INSTITUTE, W.Va. -- Kanawha Valley leaders on Thursday night tentatively embraced the U.S. Chemical Safety Board's recommendation for a new program aimed at preventing leaks, fires and explosions at chemical plants.
Local government and public health officials, organized labor, and citizen groups spoke in favor of the proposal, which could lead to adoption of the toughest safety regulations in the nation.
But they also worried about paying for engineers and other experts to conduct safety audits, and wondered if local chemical companies would support the plan.
"I don't think it's going to be very difficult to develop a program," said Dr. Rahul Gupta, director of the Kanawha-Charleston Health Department. "The real question is are people going to play."
Board members recommended that Gupta's agency take on the task of developing the new program, modeled on a highly successful chemical safety law in Contra Costa County, Calif.

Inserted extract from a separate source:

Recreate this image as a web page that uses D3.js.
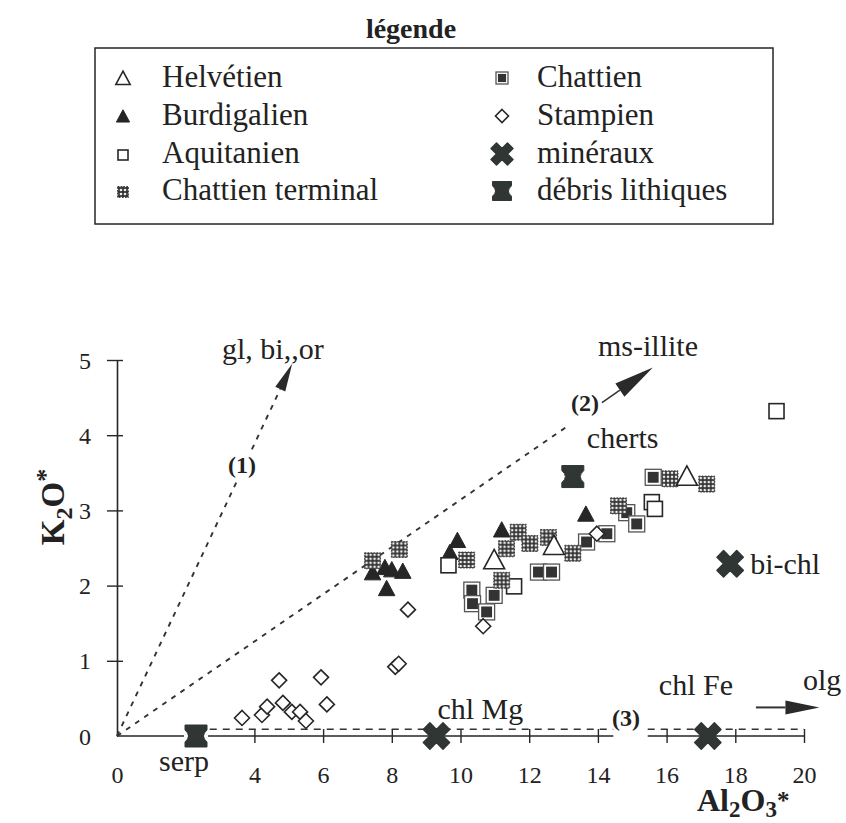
<!DOCTYPE html>
<html><head><meta charset="utf-8">
<script src="https://cdn.jsdelivr.net/npm/d3@7"></script>
<style>
body{margin:0;background:#fff}
svg{display:block}
text{font-family:"Liberation Serif","DejaVu Serif",serif;fill:#222}
</style>
</head><body><svg id="c" width="846" height="823"></svg>
<script>
// ---------- data (Al2O3*, K2O*) ----------
const helvetien = [[10.98,2.33],[12.72,2.52],[16.59,3.44]];
const burdigalien = [[7.44,2.16],[7.8,2.23],[8.0,2.2],[8.32,2.18],[7.85,1.95],[9.91,2.59],[9.69,2.43],[11.2,2.73],[13.65,2.94]];
const aquitanien = [[9.65,2.27],[11.56,1.99],[15.57,3.11],[15.66,3.02],[19.2,4.32]];
const chattienTerminal = [[7.44,2.33],[8.22,2.48],[10.18,2.34],[11.34,2.49],[11.68,2.71],[12.02,2.56],[12.56,2.64],[13.27,2.43],[11.2,2.07],[14.6,3.06],[16.1,3.42],[17.17,3.35]];
const chattien = [[10.33,1.94],[10.35,1.76],[10.98,1.87],[10.76,1.65],[12.27,2.18],[12.65,2.18],[13.67,2.58],[14.26,2.69],[14.84,2.97],[15.13,2.82],[15.61,3.44]];
const stampien = [[3.64,0.24],[4.22,0.28],[4.37,0.39],[4.72,0.74],[4.83,0.44],[5.09,0.32],[5.33,0.32],[5.5,0.2],[5.94,0.78],[6.11,0.42],[8.1,0.92],[8.2,0.96],[8.47,1.68],[10.66,1.46],[13.97,2.69]];
const mineraux = [["chl Mg",9.3,0],["chl Fe",17.2,0],["bi-chl",17.85,2.29]];
const debris = [["serp",2.3,0],["cherts",13.27,3.45]];
// trend vectors (end points from origin)
const trend1 = [5.1,4.95];
const trend2 = [15.6,4.9];
const trend3 = [[2.7,0.09],[20,0.09]];
const olgArrow = [[18.6,0.38],[20.45,0.38]];
const xTicks = [0,4,6,8,10,12,14,16,18,20];
const yTicks = [0,1,2,3,4,5];
const legendLeft = ["Helvétien","Burdigalien","Aquitanien","Chattien terminal"];
const legendRight = ["Chattien","Stampien","minéraux","débris lithiques"];

const svg = d3.select("#c");
const x = d3.scaleLinear().domain([0,20]).range([117,804]);
const y = d3.scaleLinear().domain([0,5]).range([736,360]);
const ink = "#262626", dark = "#2f3634";

// pattern for Chattien terminal
const defs = svg.append("defs");
const pat = defs.append("pattern").attr("id","dots").attr("patternUnits","userSpaceOnUse").attr("width",4).attr("height",4);
pat.append("rect").attr("width",4).attr("height",4).attr("fill","#333");
pat.append("circle").attr("cx",2).attr("cy",2).attr("r",1.3).attr("fill","#eee");

// ---------- symbol painters ----------
function triUp(g, s, filled){
  g.append("path").attr("d",`M0,${-s*0.6}L${s*0.55},${s*0.42}L${-s*0.55},${s*0.42}Z`)
   .attr("fill",filled?ink:"#fff").attr("stroke",ink).attr("stroke-width",filled?1:1.6).attr("stroke-linejoin","miter");
}
function openSq(g, s){
  g.append("rect").attr("x",-s/2).attr("y",-s/2).attr("width",s).attr("height",s)
   .attr("fill","#fff").attr("stroke",ink).attr("stroke-width",1.6);
}
function dotSq(g, s){
  g.append("rect").attr("x",-s/2).attr("y",-s/2).attr("width",s).attr("height",s)
   .attr("fill","url(#dots)").attr("stroke","#444").attr("stroke-width",1).attr("stroke-dasharray","1.5,1.5");
}
function chatSq(g, s){
  g.append("rect").attr("x",-s/2).attr("y",-s/2).attr("width",s).attr("height",s)
   .attr("fill","#fff").attr("stroke","#555").attr("stroke-width",1.3);
  const i = s*0.68;
  g.append("rect").attr("x",-i/2).attr("y",-i/2).attr("width",i).attr("height",i).attr("fill","#333");
}
function diamond(g, s){
  g.append("path").attr("d",`M0,${-s/2}L${s/2},0L0,${s/2}L${-s/2},0Z`)
   .attr("fill","#fff").attr("stroke",ink).attr("stroke-width",1.6);
}
function xMark(g, s){
  g.append("path").attr("d",d3.symbol(d3.symbolCross, s*s*0.75)())
   .attr("transform","rotate(45)").attr("fill",dark).attr("stroke",dark).attr("stroke-width",1.5).attr("stroke-linejoin","round");
}
function hourglass(g, s){
  const h=s/2, w=s/2, n=s*0.18;
  g.append("path").attr("d",`M${-w},${-h}L${w},${-h}L${w},${-h*0.55}Q${n},0 ${w},${h*0.55}L${w},${h}L${-w},${h}L${-w},${h*0.55}Q${-n},0 ${-w},${-h*0.55}Z`)
   .attr("fill",dark).attr("stroke",dark).attr("stroke-width",1);
}

function plot(data, painter, s, extra){
  data.forEach(d=>{
    const g = svg.append("g").attr("transform",`translate(${x(d[0])},${y(d[1])})`);
    painter(g, s, extra);
  });
}

// ---------- axes ----------
const yAxis = svg.append("g").attr("transform",`translate(${x(0)},0)`)
  .call(d3.axisLeft(y).tickValues(yTicks).tickSize(10).tickSizeOuter(0).tickPadding(16).tickFormat(d3.format("d")));
yAxis.attr("font-family",null);
yAxis.select(".domain").attr("stroke",ink).attr("stroke-width",1.6);
yAxis.selectAll(".tick line").attr("x1",6).attr("stroke",ink).attr("stroke-width",1.4);
yAxis.selectAll(".tick text").attr("font-size",24).attr("fill","#222").attr("dy","0.34em");
yAxis.selectAll(".tick").filter(d=>d===0).select("line").remove();

const xAxis = svg.append("g").attr("transform",`translate(0,${y(0)})`)
  .call(d3.axisBottom(x).tickValues(xTicks).tickSize(7).tickPadding(23).tickFormat(d3.format("d")));
xAxis.attr("font-family",null);
xAxis.select(".domain").remove();
xAxis.selectAll(".tick line").attr("y1",-7).attr("stroke",ink).attr("stroke-width",1.4);
xAxis.selectAll(".tick").filter(d=>d===0).select("line").remove();
xAxis.selectAll(".tick text").attr("font-size",24).attr("fill","#222");
[[0,1.95],[2.65,14.45],[15.45,20]].forEach(s=>{
  svg.append("line").attr("x1",x(s[0])).attr("x2",x(s[1])).attr("y1",y(0)).attr("y2",y(0))
    .attr("stroke",ink).attr("stroke-width",1.6);
});

// axis titles
const yl = svg.append("text").attr("transform","translate(64,507) rotate(-90)")
  .attr("text-anchor","middle").attr("font-size",33).attr("font-weight","bold");
yl.append("tspan").text("K");
yl.append("tspan").text("2").attr("font-size",24).attr("dy",8);
yl.append("tspan").text("O").attr("dy",-8);
yl.append("tspan").text("*").attr("font-size",26).attr("dy",-10);

const xl = svg.append("text").attr("x",697).attr("y",811).attr("font-size",32).attr("font-weight","bold");
xl.append("tspan").text("Al");
xl.append("tspan").text("2").attr("font-size",23).attr("dy",6);
xl.append("tspan").text("O").attr("dy",-6);
xl.append("tspan").text("3").attr("font-size",23).attr("dy",6);
xl.append("tspan").text("*").attr("font-size",25).attr("dy",-8);

// ---------- trend lines ----------
function pt(v,t){ return [x(0)+(x(v[0])-x(0))*t, y(0)+(y(v[1])-y(0))*t]; }
function seg(a,b,dash,w){
  svg.append("line").attr("x1",a[0]).attr("y1",a[1]).attr("x2",b[0]).attr("y2",b[1])
   .attr("stroke","#333").attr("stroke-width",w||1.9).attr("stroke-dasharray",dash||null);
}
function head(tip, from, len, hw){
  const dx=tip[0]-from[0], dy=tip[1]-from[1], L=Math.hypot(dx,dy), ux=dx/L, uy=dy/L;
  const bx=tip[0]-ux*len, by=tip[1]-uy*len;
  svg.append("path").attr("d",`M${tip[0]},${tip[1]}L${bx-uy*hw},${by+ux*hw}L${bx+uy*hw},${by-ux*hw}Z`).attr("fill","#2a2a2a");
  return [bx,by];
}
const o = [x(0),y(0)];
// (1)
const t1 = [x(trend1[0]),y(trend1[1])];
seg(o, pt(trend1,0.69), "5,6");
const b1 = head(t1, o, 28, 5.5);
seg(pt(trend1,0.77), b1, "5,6");
// (2)
const t2 = [x(trend2[0]),y(trend2[1])];
seg(o, pt(trend2,0.845), "5,6");
const b2 = head(t2, o, 40, 8);
seg(pt(trend2,0.905), b2, null, 1.5);
// (3)
seg([x(trend3[0][0]),y(trend3[0][1])],[x(14.45),y(trend3[0][1])],"7,6",1.3);
seg([x(15.45),y(trend3[1][1])],[x(trend3[1][0]),y(trend3[1][1])],"7,6",1.3);
// olg arrow
const oa=[x(olgArrow[0][0]),y(olgArrow[0][1])], ob=[x(olgArrow[1][0]),y(olgArrow[1][1])];
const bo = head(ob, oa, 34, 7);
seg(oa, bo, null, 2);

// ---------- points ----------
plot(burdigalien, triUp, 15, true);
plot(aquitanien, openSq, 15);
plot(chattien, chatSq, 16);
plot(chattienTerminal, dotSq, 16);
plot(helvetien, triUp, 19, false);
plot(stampien, diamond, 15);

// minerals & debris with labels
const lab = {"chl Mg":[1,-17],"chl Fe":[-49,-41],"bi-chl":[20,10],"serp":[-37,35],"cherts":[14,-29]};
mineraux.forEach(d=>{
  const g = svg.append("g").attr("transform",`translate(${x(d[1])},${y(d[2])})`);
  xMark(g, 24);
  svg.append("text").attr("x",x(d[1])+lab[d[0]][0]).attr("y",y(d[2])+lab[d[0]][1]).attr("font-size",30).text(d[0]);
});
debris.forEach(d=>{
  const g = svg.append("g").attr("transform",`translate(${x(d[1])},${y(d[2])})`);
  hourglass(g, 22);
  svg.append("text").attr("x",x(d[1])+lab[d[0]][0]).attr("y",y(d[2])+lab[d[0]][1]).attr("font-size",30).text(d[0]);
});

// annotation labels
function ann(t,xx,yy,fs,bold){
  svg.append("text").attr("x",xx).attr("y",yy).attr("font-size",fs).attr("font-weight",bold?"bold":null)
    .attr("stroke",bold?"#fff":null).attr("stroke-width",bold?4:null).attr("paint-order","stroke").text(t);
}
ann("gl, bi,,or",222,359,30);
ann("ms-illite",598,356,30);
ann("olg",803,690,30);
ann("(1)",228,473,24,true);
ann("(2)",571,411,24,true);
ann("(3)",612,726,24,true);

// ---------- legend ----------
svg.append("text").attr("x",411).attr("y",38).attr("text-anchor","middle").attr("font-size",28).attr("font-weight","bold").text("légende");
svg.append("rect").attr("x",95).attr("y",48).attr("width",678).attr("height",176).attr("fill","none").attr("stroke",ink).attr("stroke-width",1.5);
const rowsY = [77,115,153,190];
const leftP = [g=>triUp(g,13,false), g=>triUp(g,12,true), g=>openSq(g,10), g=>dotSq(g,11)];
const rightP = [g=>chatSq(g,12), g=>diamond(g,13), g=>xMark(g,20), g=>hourglass(g,19)];
legendLeft.forEach((t,i)=>{
  leftP[i](svg.append("g").attr("transform",`translate(123,${rowsY[i]+2})`));
  svg.append("text").attr("x",162).attr("y",rowsY[i]+10).attr("font-size",31).text(t);
});
legendRight.forEach((t,i)=>{
  rightP[i](svg.append("g").attr("transform",`translate(502,${rowsY[i]+1})`));
  svg.append("text").attr("x",537).attr("y",rowsY[i]+10).attr("font-size",31).text(t);
});
</script>
</body></html>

The proposal was the central recommendation in the CSB's long-awaited final report on the August 2008 explosion and fire that killed two workers at the Bayer CropScience plant in Institute.
Generally, such a proposal would require companies to submit safety plans, require regular government safety audits of plans, and give the public a greater say in monitoring safety performance at local companies. Theoretically, the program would be funded by a fee paid by companies that make, use and store dangerous chemicals.
And in a change from draft reports circulated earlier in the day, the board at Thursday night's meeting said it wanted the Kanawha health department to take on the duty of policing chemical safety across West Virginia.
Board members want the local agency to work with the state Department of Health and Human Resources to develop the plan, but take the lead on it statewide.
Board members unanimously approved the recommendation Thursday evening at a public meeting attended by more than 150 people at West Virginia State University.